An attractive, successful, intelligent single friend related an interesting story, “I called a friend who I hadn’t seen in ten years,” she explained. “Her first question was whether I was married or not. When I said that I wasn’t married, she begged me to confess that I was really gay. I couldn’t understand why her first assumption was that I was a homosexual rather than simply unable to meet the right guy. She had seen me date and fall in love with men for years. Why is homosexuality more probable than the conclusion that there might not be someone for everyone?”
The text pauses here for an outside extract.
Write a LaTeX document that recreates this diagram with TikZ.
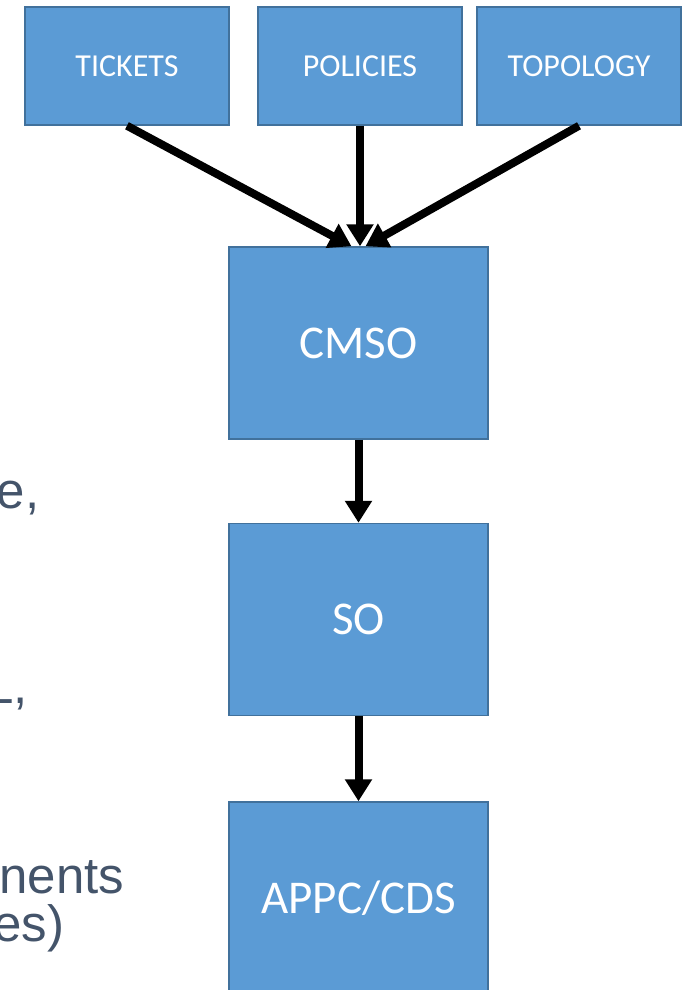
\documentclass[tikz,border=0pt]{standalone}
\usepackage{fontspec}
\setmainfont{Liberation Sans}
\newfontfamily\boxfont{Carlito}
\usetikzlibrary{arrows.meta}
\definecolor{boxblue}{HTML}{5B9BD5}
\definecolor{boxedge}{HTML}{41719C}
\definecolor{textgray}{HTML}{44546A}

\begin{document}
\begin{tikzpicture}[x=1pt,y=-1pt,
    block/.style={draw=boxedge,fill=boxblue,line width=1.5pt,text=white,inner sep=0pt},
    srcblock/.style={block,minimum width=204pt,minimum height=118pt,font=\boxfont\fontsize{32}{38}\selectfont},
    stageblock/.style={block,minimum width=259pt,minimum height=192pt,font=\boxfont\fontsize{47}{56}\selectfont},
    flow/.style={line width=8pt,-{Triangle[length=22pt,width=26pt]}},
    leftover/.style={anchor=base east,inner sep=0pt,text=textgray,font=\fontsize{51}{57}\selectfont}]
  \pgfmathsetmacro{\colX}{358.5}
  \pgfmathsetmacro{\srcY}{66}

  \clip (0,0) rectangle (684,990);

  % cut-off bullet text on the left
  \node[leftover] (frag1) at (39.5,508) {e,};
  \node[leftover] (frag2) at (28,703) {L,};
  \node[leftover] (frag3) at (124.5,893) {nents};
  \node[leftover] (frag4) at (64.5,941) {es)};

  % inputs
  \node[srcblock] (tickets)  at (127,\srcY) {TICKETS};
  \node[srcblock] (policies) at (360,\srcY) {POLICIES};
  \node[srcblock] (topology) at (579,\srcY) {TOPOLOGY};

  % chain
  \node[stageblock] (cmso) at (\colX,343)   {CMSO};
  \node[stageblock] (so)   at (\colX,619.5) {SO};
  \node[stageblock] (appc) at (\colX,898)   {APPC/CDS};

  \draw[flow] (tickets.south)  -- ([xshift=-7pt]cmso.north);
  \draw[flow] (policies.south) -- (policies.south |- cmso.north);
  \draw[flow] (topology.south) -- ([xshift=7pt]cmso.north);
  \draw[flow] (cmso) -- (so);
  \draw[flow] (so) -- (appc);
\end{tikzpicture}
\end{document}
Personally, I’ve often wondered why people don’t expect that an attractive, successful, intelligent woman in her late thirties or early forties would be single. For me, the question is the reverse. When I see a successful, attractive, intelligent person who is married, I wonder why she isn’t single. My hypothesis is that there are three possible reasons: 1) she got married young, before her spouse recognized her intelligence and accomplishments (since early in life everyone is just starting out); 2) the man she married is extremely secure and not threatened by her accomplishments; or 3) her spouse perceives himself to be more intelligent and successful than she is. Not surprisingly, I’ve witnessed the fewest number of younger marriages explained by reason #2 but when my attractive, successful, intelligent friends get married later in life, it is always because they found someone who was not threatened by their accomplishments.
The negative connotation of the word spinster needs to evolve with the times. It is no longer negative that a woman had the courage to wait for a partner that could appreciate her individuality without judging it. The need to compromise uniqueness in order to receive a marriage proposal is the attribute that should be classified as negative.
Sure, most women want to get married if the right person comes along. It would be nice to share life’s moments with someone we love. Yet, the fear of being alone should never be greater than the fear of being with the wrong person. The modern spinster should be congratulated for her courage to wait for the right person, rather than be judged for her refusal to make a mistake.